Orang yang rencana membeli barang tertentu boleh juga membatalkan keinginanya dan itu tidak bisa disebut ingkar janji. Sebab rencana membeli bukan berjanji, sehingga pembatalan jual beli selama belum ada akad bisa dibenarkan.
Bahkan untuk mengajak menempuh jalan kesucian orang juga tidak harus suci dulu.
Untuk melakukan amar makruf nahi mungkar juga tidak disyaratkan orang harus suci dan bebas dari dosa atau melakukan semua yang ia serukan. Malahan, dia bisa berihtisab dengan ajakan kebaikan itu agar Allah memberi taufiq untuk bisa melaksanakannya.
Jadi boleh, bahkan menjadi kebaikan jika ada orang yang belum pernah sedekah lalu mengajak orang lain supaya bersedekah dengan harapan Allah memberinya taufik supaya mudah bersedekah.
Boleh, bahkan menjadi kebaikan jika ada orang yang tidak pernah bertahajud lalu dia mengajak orang lain rajin bertahajud dengan harapan Allah memberinya taufik supaya mudah berrtahajud.

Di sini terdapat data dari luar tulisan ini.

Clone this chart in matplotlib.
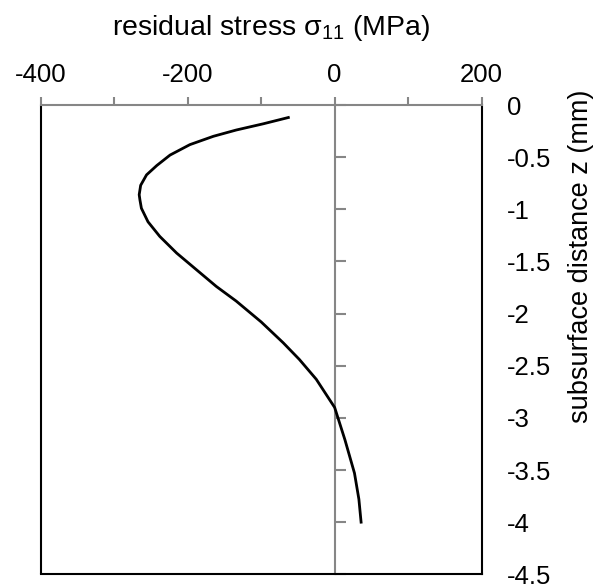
import matplotlib
matplotlib.use("Agg")
import matplotlib.pyplot as plt

plt.rcParams["font.family"] = ["Liberation Sans", "DejaVu Sans"]
plt.rcParams["mathtext.fontset"] = "custom"
plt.rcParams["mathtext.rm"] = "Liberation Sans"

# ---- data ----
stress = [-63, -97, -134, -165, -197, -224, -242, -256, -264, -266, -265,
          -263, -254, -238, -215, -188, -161, -134, -100, -70, -48,
          -25, 0, 14, 27, 33, 36]
depth = [-0.12, -0.18, -0.24, -0.30, -0.38, -0.48, -0.58, -0.67, -0.77, -0.86,
         -0.91, -0.99, -1.12, -1.26, -1.42, -1.58, -1.74, -1.88, -2.08,
         -2.28, -2.44, -2.63, -2.90, -3.21, -3.53, -3.78, -4.0]

x_ticks = [-400, -300, -200, -100, 0, 100, 200]
x_labels = ["-400", "", "-200", "", "0", "", "200"]
y_ticks = [0, -0.5, -1, -1.5, -2, -2.5, -3, -3.5, -4, -4.5]
y_labels = ["0", "-0.5", "-1", "-1.5", "-2", "-2.5", "-3", "-3.5", "-4", "-4.5"]

grey = "#868686"

fig = plt.figure(figsize=(5.99, 5.84), dpi=100)
ax = fig.add_axes([0.068, 0.0166, 0.736, 0.8036])
ax.set_xlim(-400, 200)
ax.set_ylim(-4.5, 0)

ax.plot(stress, depth, color="black", lw=2, zorder=3,
        solid_joinstyle="round")

# ---- eixos cruzando em zero (estilo Excel) ----
ax.spines["left"].set_position(("data", 0))
ax.spines["left"].set_color(grey)
ax.spines["left"].set_linewidth(1.5)
ax.spines["top"].set_color(grey)
ax.spines["top"].set_linewidth(1.5)
ax.spines["top"].set_zorder(4)
for s in ["right", "bottom"]:
    ax.spines[s].set_color("black")
    ax.spines[s].set_linewidth(1.5)
# borda esquerda da área do gráfico
ax.plot([0, 0], [0, 1], color="black", lw=1.5, transform=ax.transAxes,
        clip_on=False, solid_capstyle="butt", zorder=2)

ax.xaxis.tick_top()
ax.set_xticks(x_ticks)
ax.set_xticklabels(x_labels)
ax.tick_params(axis="x", direction="out", length=6, width=1.5, color=grey,
               labelsize=18.5, pad=7)

ax.yaxis.set_ticks_position("left")
ax.set_yticks(y_ticks)
ax.tick_params(axis="y", direction="in", length=8, width=1.5, color=grey,
               labelleft=False)

ax2 = ax.twinx()
ax2.set_ylim(-4.5, 0)
ax2.set_yticks(y_ticks)
ax2.set_yticklabels(y_labels)
ax2.tick_params(axis="y", length=0, pad=18, labelsize=18.5)
for s in ax2.spines.values():
    s.set_visible(False)

fig.text(271 / 599, 1 - 35 / 584, r"residual stress σ$_{\mathrm{11}}$ (MPa)",
         ha="center", va="baseline", fontsize=20.5)
fig.text(581 / 599, 1 - 256 / 584, "subsurface distance z (mm)",
         ha="center", va="center", rotation=90, fontsize=19.5)

fig.savefig("out.png", dpi=100)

Boleh, bahkan menjadi kebaikan jika ada orang yang tidak pernah berzikir lalu dia mengajak orang lain rajin berzikir dengan harapan Allah memberinya taufik supaya mudah berzikir.
Boleh, bahkan menjadi kebaikan jika ada orang yang hubungannya buruk dengan orang tua lalu dia mengajak orang lain supaya berbakti kepada orang tua dengan harapan Allah memperbaiki hubunganya dengan orang tua sehingga dia bisa berbakti kepada orang tua.
Dalam sebuah atsar yang dinisbahkan kepada Ali bin Abū Ṭālib, malah dianjurkan orang itu rajin menyerukan kebaikan agar dia bisa termasuk pelaku kebikan tersebut. Al-Suyūṭi meriwayatkan,
Artinya,
“Dakwahkan kebaikan/makruf niscaya Anda akan menjadi pelakunya.” (al-Jāmi’ al-kabīr, juz 18 hlm 20)
Yang tercela adalah jika orang berceramah, atau memberi nasihat, atau berdakwah tapi tujuannya populer, dapat amplop, dekat dengan penguasa, bisa menikahi wanita yang diinginkan, atau semua target duniawi yang lain sehingga dia melalaikan amal yang dia serukan itu dan tidak pernah mengerjakannya. Orang semacam ini jelas amalnya bukan karena Allah, tapi ingin mendapatkan dunia, sudah begitu diperparah dengan tidak mengamalkan yang ia serukan/ajarkan.